Eine Umfrage aus dem Jahr 1999 ergab: Mehr als die Hälfte der Deutschen glauben, ihre Stimmungslage sei von den Kräften dieses Himmelskörpers abhängig. Immerhin zehn Prozent denken, der Mond beeinflusse ihre Gesundheit. Manche gehen noch weiter – und richten mithilfe spezieller Mondkalender ihren Alltag nach den Rhythmen des Mondes aus.

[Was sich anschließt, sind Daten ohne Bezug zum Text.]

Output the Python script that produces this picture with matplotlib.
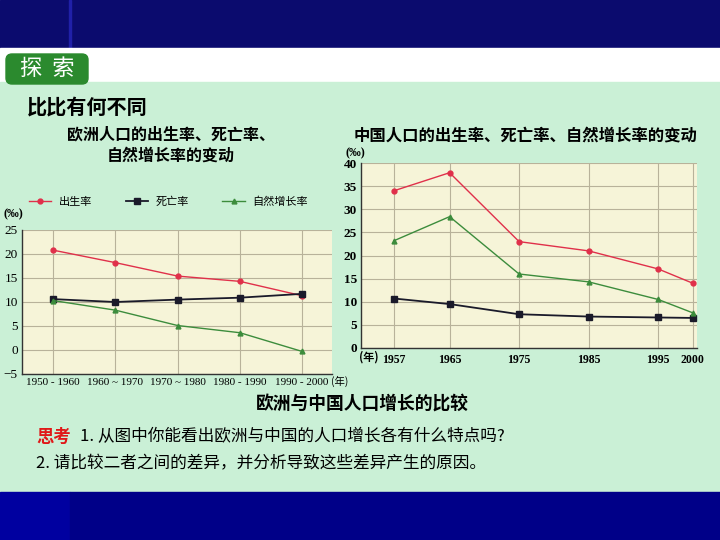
import matplotlib
matplotlib.use('Agg')
import matplotlib.pyplot as plt
from matplotlib.patches import Rectangle, FancyBboxPatch

cjk = ['Noto Sans CJK SC', 'DejaVu Sans']
serif = ['Liberation Serif', 'DejaVu Serif']

# Europe (left chart)
eu_periods = ['1950 - 1960', '1960 ~ 1970', '1970 ~ 1980', '1980 - 1990', '1990 - 2000']
eu_birth = [20.8, 18.2, 15.4, 14.3, 11.3]
eu_death = [10.6, 10.0, 10.5, 10.9, 11.7]
eu_natural = [10.3, 8.3, 5.1, 3.6, -0.3]

# China (right chart)
cn_years = [1957, 1965, 1975, 1985, 1995, 2000]
cn_birth = [34.0, 37.9, 23.0, 21.0, 17.1, 14.0]
cn_death = [10.7, 9.5, 7.3, 6.8, 6.6, 6.5]
cn_natural = [23.2, 28.4, 16.0, 14.3, 10.5, 7.6]

series_names = ['出生率', '死亡率', '自然增长率']

red = '#e0304a'
black = '#1a1a2a'
green = '#3c8c3c'
grid_c = '#b8b29a'
plot_bg = '#f6f4d8'
page_bg = '#caf0d6'

fig = plt.figure(figsize=(7.2, 5.4), dpi=100)

# background in pixel coordinates
bg = fig.add_axes([0, 0, 1, 1])
bg.set_xlim(0, 720)
bg.set_ylim(540, 0)
bg.axis('off')
bg.add_patch(Rectangle((0, 0), 720, 48, color='#0b0b6e'))
bg.add_patch(Rectangle((69, 0), 1.5, 48, color='#2020a8'))
bg.add_patch(Rectangle((0, 48), 720, 34, color='white'))
bg.add_patch(Rectangle((0, 82), 720, 410, color=page_bg))
bg.add_patch(Rectangle((0, 492), 70, 48, color='#0000a0'))
bg.add_patch(Rectangle((70, 492), 650, 48, color='#000088'))
bg.add_patch(FancyBboxPatch((8, 56), 78, 26, boxstyle='round,pad=2,rounding_size=6',
                            color='#2b8a2e'))
bg.text(47, 68, '探  索', color='white', fontsize=16, family=cjk, ha='center', va='center')

bg.text(27, 107, '比比有何不同', fontsize=14.5, family=cjk, weight='bold', ha='left', va='center')
bg.text(171, 134, '欧洲人口的出生率、死亡率、', fontsize=11.5, family=cjk, weight='bold',
        ha='center', va='center')
bg.text(171, 156, '自然增长率的变动', fontsize=11.5, family=cjk, weight='bold',
        ha='center', va='center')
bg.text(526, 135, '中国人口的出生率、死亡率、自然增长率的变动', fontsize=11.8, family=cjk,
        weight='bold', ha='center', va='center')
bg.text(13, 214, '(‰)', fontsize=8.5, family=serif, weight='bold', ha='center', va='center')
bg.text(355, 153, '(‰)', fontsize=8.5, family=serif, weight='bold', ha='center', va='center')
bg.text(362, 404, '欧洲与中国人口增长的比较', fontsize=12.8, family=cjk, weight='bold',
        ha='center', va='center')
bg.text(36, 437, '思考', fontsize=12.5, family=cjk, weight='bold', color='#e01818',
        ha='left', va='center')
bg.text(80, 437, '1. 从图中你能看出欧洲与中国的人口增长各有什么特点吗?', fontsize=12,
        family=cjk, ha='left', va='center')
bg.text(36, 464, '2. 请比较二者之间的差异，并分析导致这些差异产生的原因。', fontsize=12,
        family=cjk, ha='left', va='center')

# left chart: Europe
ax1 = fig.add_axes([22 / 720, (540 - 374) / 540, 310 / 720, 144 / 540])
ax1.set_facecolor(plot_bg)
x = list(range(len(eu_periods)))
l1, = ax1.plot(x, eu_birth, color=red, lw=1, marker='o', ms=3.5, label=series_names[0])
l2, = ax1.plot(x, eu_death, color=black, lw=1.3, marker='s', ms=4.5, label=series_names[1])
l3, = ax1.plot(x, eu_natural, color=green, lw=1, marker='^', ms=3.5, label=series_names[2])
ax1.set_xlim(-0.5, 4.48)
ax1.set_ylim(-5, 25)
ax1.set_yticks(range(-5, 26, 5))
ax1.set_xticks(x)
ax1.set_xticklabels(eu_periods)
ax1.grid(True, color=grid_c, lw=0.8)
ax1.set_axisbelow(True)
ax1.tick_params(length=0, labelsize=8, pad=3)
ax1.tick_params(axis='y', labelsize=9.5)
for lab in ax1.get_xticklabels() + ax1.get_yticklabels():
    lab.set_family(serif)
for s in ['top', 'right']:
    ax1.spines[s].set_visible(False)
for s in ['left', 'bottom']:
    ax1.spines[s].set_color('#333333')
    ax1.spines[s].set_linewidth(1)
bg.text(331, 381, '(年)', fontsize=7.5, family=cjk, ha='left', va='center')

fig.legend(handles=[l1, l2, l3], loc='center left', ncol=3, frameon=False,
           bbox_to_anchor=(29 / 720, (540 - 202) / 540), bbox_transform=fig.transFigure,
           borderpad=0, borderaxespad=0, handlelength=2, handletextpad=0.7,
           columnspacing=3, prop={'family': cjk, 'size': 8})

# right chart: China
ax2 = fig.add_axes([361 / 720, (540 - 348) / 540, 336 / 720, 185 / 540])
ax2.set_facecolor(plot_bg)
ax2.plot(cn_years, cn_birth, color=red, lw=1, marker='o', ms=3.5)
ax2.plot(cn_years, cn_death, color=black, lw=1.3, marker='s', ms=4)
ax2.plot(cn_years, cn_natural, color=green, lw=1, marker='^', ms=3.5)
ax2.set_xlim(1952.25, 2000.6)
ax2.set_ylim(0, 40)
ax2.set_yticks(range(0, 41, 5))
ax2.set_xticks(cn_years)
ax2.grid(True, color=grid_c, lw=0.8)
ax2.set_axisbelow(True)
ax2.tick_params(length=0, labelsize=8.5, pad=4)
ax2.tick_params(axis='y', labelsize=9.5, pad=3)
for lab in ax2.get_xticklabels() + ax2.get_yticklabels():
    lab.set_family(serif)
    lab.set_weight('bold')
for s in ['top', 'right']:
    ax2.spines[s].set_visible(False)
for s in ['left', 'bottom']:
    ax2.spines[s].set_color('#333333')
    ax2.spines[s].set_linewidth(1)
bg.text(369, 357, '(年)', fontsize=8, family=cjk, weight='bold', ha='center', va='center')

fig.savefig('out.png', dpi=100)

Auch Ulrich Christensen schaut nachts gern zum Mond. Seit seiner Kindheit, als er Science-Fiction-Romane verschlang, ist der Mann mit dem struppigen Bart und der altmodischen Metallbrille vom Weltraum fasziniert. Heute ist er Direktor des Max-Planck-Instituts für Sonnensystemforschung – und Experte in Sachen Mondforschung. Von seinem Büro aus hat er eine phantastische Aussicht über die einsamen Felder, es ist ein idealer Ort für abendliche Blicke zum Himmel. «Der Mond ist ein faszinierender Himmelskörper – für mich persönlich, aber auch wissenschaftlich», sagt Christensen.

Seit am 21. Juli 1969 nach dreitägiger Reise mit der Rakete „Apollo 11“ der erste Mensch den Mond betrat, ist das Gestirn auf alle erdenklichen Arten untersucht und vermessen worden. 382 Kilo Mondgestein haben amerikanische Astronauten in mehreren Missionen zur Erde gebracht. Dutzende Sonden schickten Bilder, Infrarot-Messungen und Daten aus Massenspektrometern zur Erde – für die Labors von Nasa, European Space Agency (Esa) und das Max- Planck-Institut in Katlenburg-Lindau. Was die Forscher entdeckten, wirft nicht nur ein neues Licht auf den Mond selbst. Es zeigt auch, wie groß sein Einfluss auf die Erde war – und heute noch ist. «Unter den erdähnlichen Planeten ist unser Erde-Mond-System etwas ganz Besonderes», sagt Christensen. «Kein anderer Planet hat einen im Vergleich zum Mutterkörper so großen Begleiter. Ohne ihren Trabanten wäre unsere Erde nicht das, was sie ist.»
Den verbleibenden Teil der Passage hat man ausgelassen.